▶ [The problem] Pictures in the data should be dropped; transcribe exactly the lines from the one that has "Reproduce this diagram with TikZ." through the one that has "(axis) at (270,0);".

▶ [Input rows]
====
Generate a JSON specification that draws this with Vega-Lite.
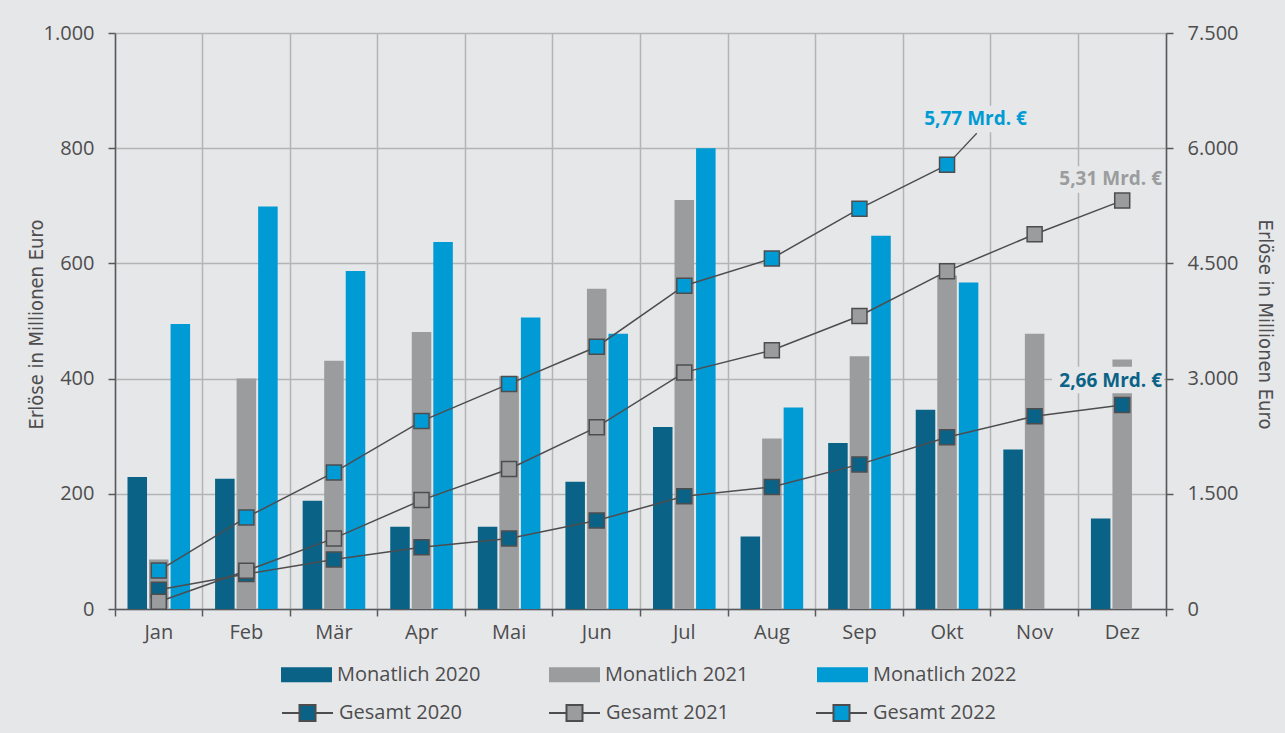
====
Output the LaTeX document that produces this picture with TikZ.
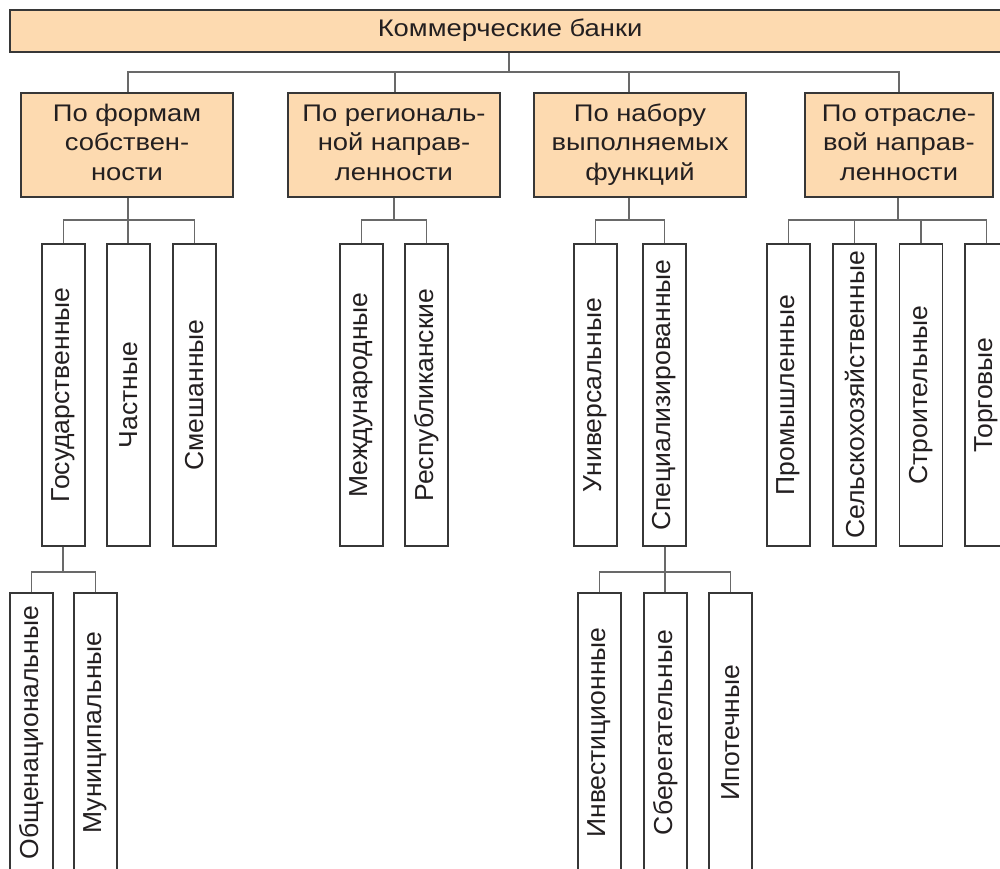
====
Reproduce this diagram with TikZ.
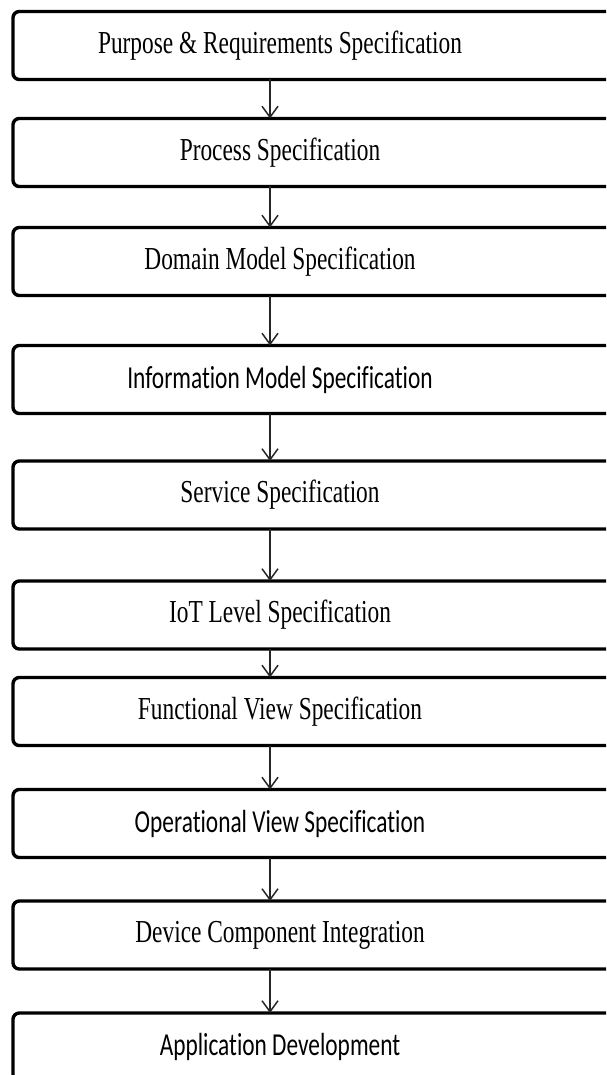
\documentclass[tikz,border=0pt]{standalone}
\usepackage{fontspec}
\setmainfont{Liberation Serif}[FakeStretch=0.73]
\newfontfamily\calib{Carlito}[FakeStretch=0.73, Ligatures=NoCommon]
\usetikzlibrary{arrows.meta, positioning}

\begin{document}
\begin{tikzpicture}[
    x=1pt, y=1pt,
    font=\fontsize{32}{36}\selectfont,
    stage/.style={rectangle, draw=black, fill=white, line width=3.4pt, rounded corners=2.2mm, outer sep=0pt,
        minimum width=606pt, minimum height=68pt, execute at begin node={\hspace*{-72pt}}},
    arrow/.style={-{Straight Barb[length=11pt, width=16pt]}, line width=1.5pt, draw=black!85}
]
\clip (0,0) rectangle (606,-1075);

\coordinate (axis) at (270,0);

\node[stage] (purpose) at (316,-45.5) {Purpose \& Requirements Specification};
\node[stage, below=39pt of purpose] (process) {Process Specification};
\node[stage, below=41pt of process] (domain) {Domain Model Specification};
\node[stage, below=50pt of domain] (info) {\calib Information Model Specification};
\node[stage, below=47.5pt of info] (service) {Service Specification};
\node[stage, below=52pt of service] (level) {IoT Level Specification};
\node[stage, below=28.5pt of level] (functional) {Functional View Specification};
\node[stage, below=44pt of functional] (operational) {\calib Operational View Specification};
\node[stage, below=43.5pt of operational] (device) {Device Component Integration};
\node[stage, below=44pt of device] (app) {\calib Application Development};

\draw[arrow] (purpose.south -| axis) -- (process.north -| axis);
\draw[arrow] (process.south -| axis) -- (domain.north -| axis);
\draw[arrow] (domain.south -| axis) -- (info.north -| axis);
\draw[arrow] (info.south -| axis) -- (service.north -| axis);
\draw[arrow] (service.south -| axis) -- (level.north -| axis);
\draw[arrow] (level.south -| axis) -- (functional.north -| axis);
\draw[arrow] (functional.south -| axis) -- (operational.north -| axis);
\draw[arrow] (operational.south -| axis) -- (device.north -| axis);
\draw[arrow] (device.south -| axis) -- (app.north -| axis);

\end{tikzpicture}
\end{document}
====
▶ [Written answer]
Reproduce this diagram with TikZ.
\documentclass[tikz,border=0pt]{standalone}
\usepackage{fontspec}
\setmainfont{Liberation Serif}[FakeStretch=0.73]
\newfontfamily\calib{Carlito}[FakeStretch=0.73, Ligatures=NoCommon]
\usetikzlibrary{arrows.meta, positioning}

\begin{document}
\begin{tikzpicture}[
    x=1pt, y=1pt,
    font=\fontsize{32}{36}\selectfont,
    stage/.style={rectangle, draw=black, fill=white, line width=3.4pt, rounded corners=2.2mm, outer sep=0pt,
        minimum width=606pt, minimum height=68pt, execute at begin node={\hspace*{-72pt}}},
    arrow/.style={-{Straight Barb[length=11pt, width=16pt]}, line width=1.5pt, draw=black!85}
]
\clip (0,0) rectangle (606,-1075);

\coordinate (axis) at (270,0);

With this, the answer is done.